Q: What did you do when you started?
A: Immediately when I started with the bank I was brought in at all levels of the transaction everything from being a teller to dealing with clients and dealing with any problems that might arise.
Q: How many family members currently work for the bank?
A: My father, my great uncle, my brother and also a nephew. I have a niece who works in the trust company. We have a separate company here called Farmers & Merchants Trust Co., where we handle estates and trusts.
Q: How did the bank get its start?
A: The bank was started in 1907 by my great-grandfather, C.J. Walker. In 1907 there was a severe recession that was hitting the country and hit Long Beach as well. My great-grandfather, who was a founder of Long Beach and well-respected citizen, was called upon to take over (First National Bank of Long Beach) and he did so with his own capital and with the capital of a few others.
Q: He was a founder of Long Beach?
A: He was one of the city fathers that helped transition it from Wilmore City to the city of Long Beach. He came here I think in 1885.
Q: Why was First National struggling?
A: (They) didn't have the controls or the banking regulations that we have today. That allowed the original investors of First National Bank of Long Beach to take their capital and put it into illiquid equities. When there was a call on the deposits, they didn't have the liquidity to service their depositors and the bank was failing.
Q: So your great-grandfather and other investors took over in 1907. Then what?

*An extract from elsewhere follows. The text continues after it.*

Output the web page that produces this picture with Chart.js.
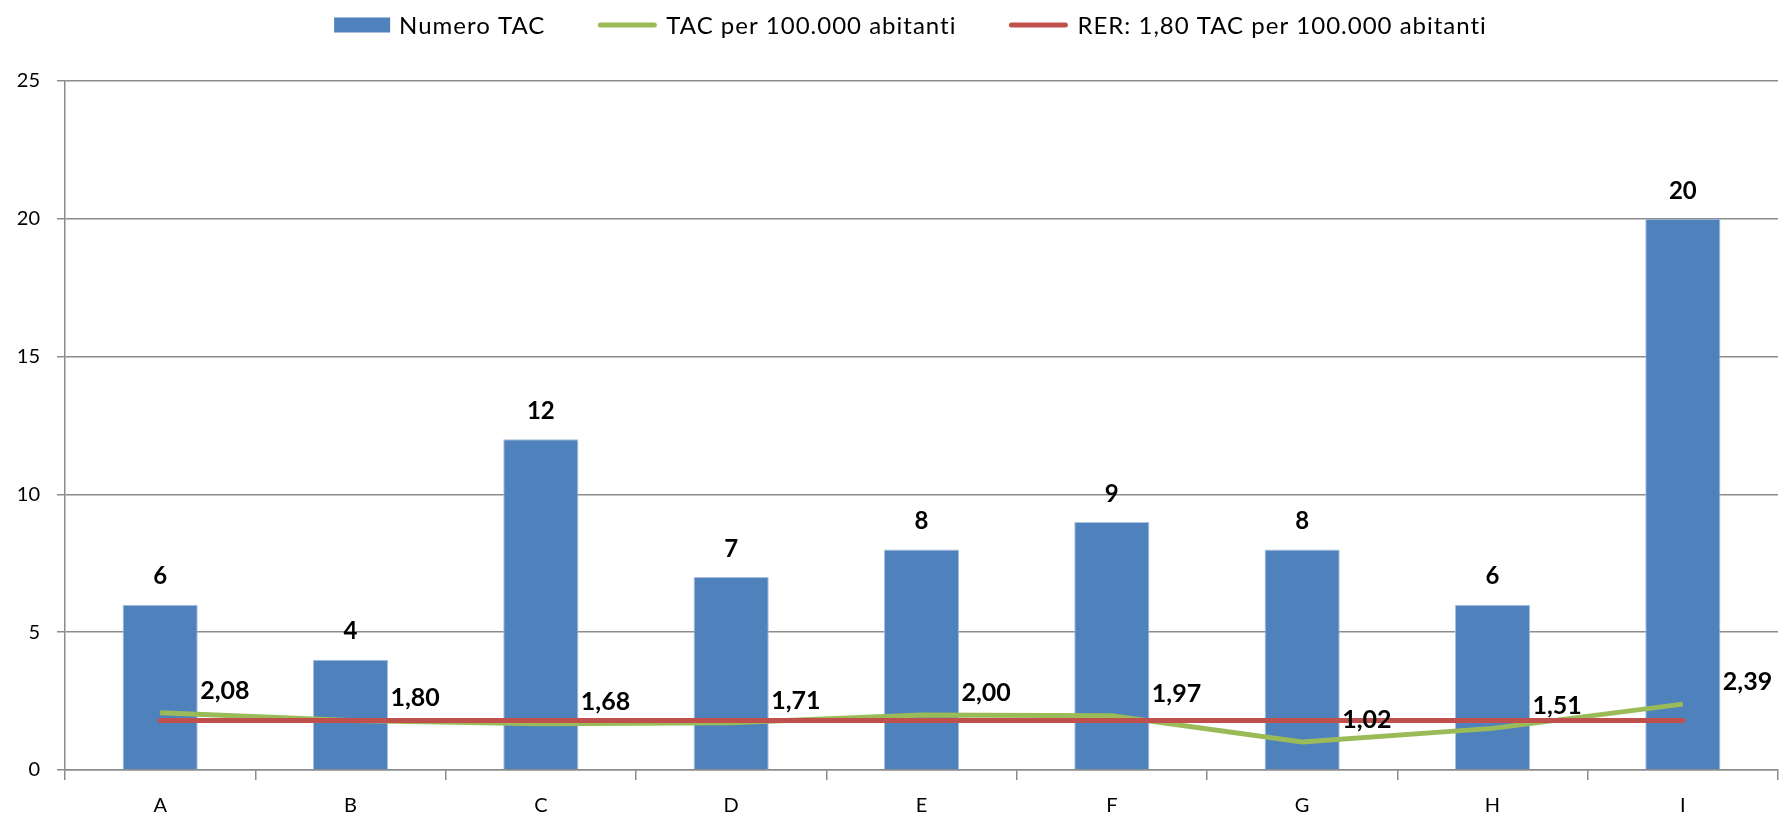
<!DOCTYPE html>
<html>
<head>
<meta charset="utf-8">
<script src="https://cdn.jsdelivr.net/npm/chart.js@4/dist/chart.umd.min.js"></script>
<style>
  html, body { margin: 0; padding: 0; background: #fff; }
  #chart { display: block; }
</style>
</head>
<body>
<canvas id="chart" width="1780" height="820"></canvas>
<script>
const categories = ["A", "B", "C", "D", "E", "F", "G", "H", "I"];
const numeroTac = [6, 4, 12, 7, 8, 9, 8, 6, 20];
const tacPer100k = [2.08, 1.80, 1.68, 1.71, 2.00, 1.97, 1.02, 1.51, 2.39];
const rerValue = 1.80;
const rerLine = categories.map(() => rerValue);
const yTicks = [0, 5, 10, 15, 20, 25];

const seriesNames = ["Numero TAC", "TAC per 100.000 abitanti", "RER: 1,80 TAC per 100.000 abitanti"];

const BLUE = "#4f81bd";
const GREEN = "#9bbb59";
const RED = "#c0504d";
const GRID = "#8c8c8c";
const FONT = "Lato, 'Liberation Sans', sans-serif";

const fmt = v => v.toFixed(2).replace(".", ",");

// legend drawn by hand (spacing of the original does not fit Chart.js legend)
const legendPlugin = {
  id: "topLegend",
  afterDraw(chart) {
    const ctx = chart.ctx;
    ctx.save();
    ctx.font = "24px " + FONT;
    ctx.letterSpacing = "1px";
    const gapText = 9, gapItem = 52;
    const items = chart.data.datasets.map(ds => ({
      text: ds.label,
      color: ds.type === "bar" ? ds.backgroundColor : ds.borderColor,
      bar: ds.type === "bar",
      boxW: ds.type === "bar" ? 56 : 60
    }));
    let total = 0;
    items.forEach((it, i) => {
      it.w = ctx.measureText(it.text).width;
      if (it.w < it.text.length * 0.4 * 24) it.w += it.text.length; // spacing not counted
      total += it.boxW + gapText + it.w + (i ? gapItem : 0);
    });
    const area = chart.chartArea;
    let x = (area.left + area.right) / 2 - total / 2 - 11;
    const y = 25;
    items.forEach(it => {
      if (it.bar) {
        ctx.fillStyle = it.color;
        ctx.fillRect(x, y - 7.5, it.boxW, 15);
      } else {
        ctx.strokeStyle = it.color;
        ctx.lineWidth = 5;
        ctx.lineCap = "round";
        ctx.beginPath();
        ctx.moveTo(x + 3, y);
        ctx.lineTo(x + it.boxW - 3, y);
        ctx.stroke();
      }
      ctx.fillStyle = "#000";
      ctx.textAlign = "left";
      ctx.textBaseline = "middle";
      ctx.fillText(it.text, x + it.boxW + gapText, y + 1);
      x += it.boxW + gapText + it.w + gapItem;
    });
    ctx.restore();
  }
};

// value labels above bars and beside the green line points
const labelPlugin = {
  id: "valueLabels",
  afterDatasetsDraw(chart) {
    const ctx = chart.ctx;
    ctx.save();
    ctx.fillStyle = "#000";
    ctx.textBaseline = "middle";

    ctx.font = "bold 24px " + FONT;
    const bars = chart.getDatasetMeta(0);
    ctx.textAlign = "center";
    bars.data.forEach((el, i) => {
      ctx.fillText(String(numeroTac[i]), el.x, el.y - 28);
    });

    ctx.font = "bold 25px " + FONT;
    const pts = chart.getDatasetMeta(1);
    ctx.textAlign = "left";
    pts.data.forEach((el, i) => {
      ctx.fillText(fmt(tacPer100k[i]), el.x + 40, el.y - 22);
    });
    ctx.restore();
  }
};

new Chart(document.getElementById("chart"), {
  type: "bar",
  data: {
    labels: categories,
    datasets: [
      {
        type: "bar",
        label: seriesNames[0],
        data: numeroTac,
        backgroundColor: BLUE,
        borderColor: "#a9c0de",
        borderWidth: 1,
        barPercentage: 0.395,
        categoryPercentage: 1,
        order: 3
      },
      {
        type: "line",
        label: seriesNames[1],
        data: tacPer100k,
        borderColor: GREEN,
        backgroundColor: GREEN,
        borderWidth: 5,
        pointRadius: 0,
        tension: 0,
        order: 2
      },
      {
        type: "line",
        label: seriesNames[2],
        data: rerLine,
        borderColor: RED,
        backgroundColor: RED,
        borderWidth: 5,
        borderCapStyle: "round",
        pointRadius: 0,
        tension: 0,
        order: 1
      }
    ]
  },
  options: {
    responsive: false,
    animation: false,
    layout: { padding: { top: 81, right: 2, left: 0, bottom: 0 } },
    plugins: {
      legend: { display: false },
      tooltip: { enabled: false }
    },
    scales: {
      x: {
        offset: true,
        grid: {
          offset: true,
          drawOnChartArea: false,
          drawTicks: true,
          tickLength: 10,
          color: GRID,
          lineWidth: 1.5
        },
        border: { color: GRID, width: 1.5 },
        ticks: { color: "#000", font: { family: FONT, size: 20 }, padding: 14 },
        afterFit(scale) { scale.height = 50; }
      },
      y: {
        min: 0,
        max: 25,
        afterBuildTicks(scale) { scale.ticks = yTicks.map(v => ({ value: v })); },
        grid: { color: GRID, lineWidth: 1.5, tickLength: 8 },
        border: { color: GRID, width: 1.5 },
        ticks: { color: "#000", font: { family: FONT, size: 20 }, padding: 17 },
        afterFit(scale) { scale.width = 65; }
      }
    }
  },
  plugins: [legendPlugin, labelPlugin]
});
</script>
</body>
</html>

A: They recapitalized the bank, helped it survive and then changed the name a month later to Farmers & Merchants Bank of Long Beach.
Q: Has your family always held the top positions at the institution?
A: Always been held by the Walker family, yes. (C.J.) was succeeded by Gus, my grandfather, who was succeeded by my father. Then I succeeded my father as CEO and my brother succeeded him as president.
Q: Do you think your children will join the bank as well?
A: I don't know. It depends on if they really have a passion for the business. I have three children. They're fairly young at this point in time and while I would welcome them into the business, it is a business of service, it is a business of relationship and it is complex. It takes a lot of hours. If they want to devote the time and the effort, and have a passion for it, I would welcome it. But if they don't, they don't.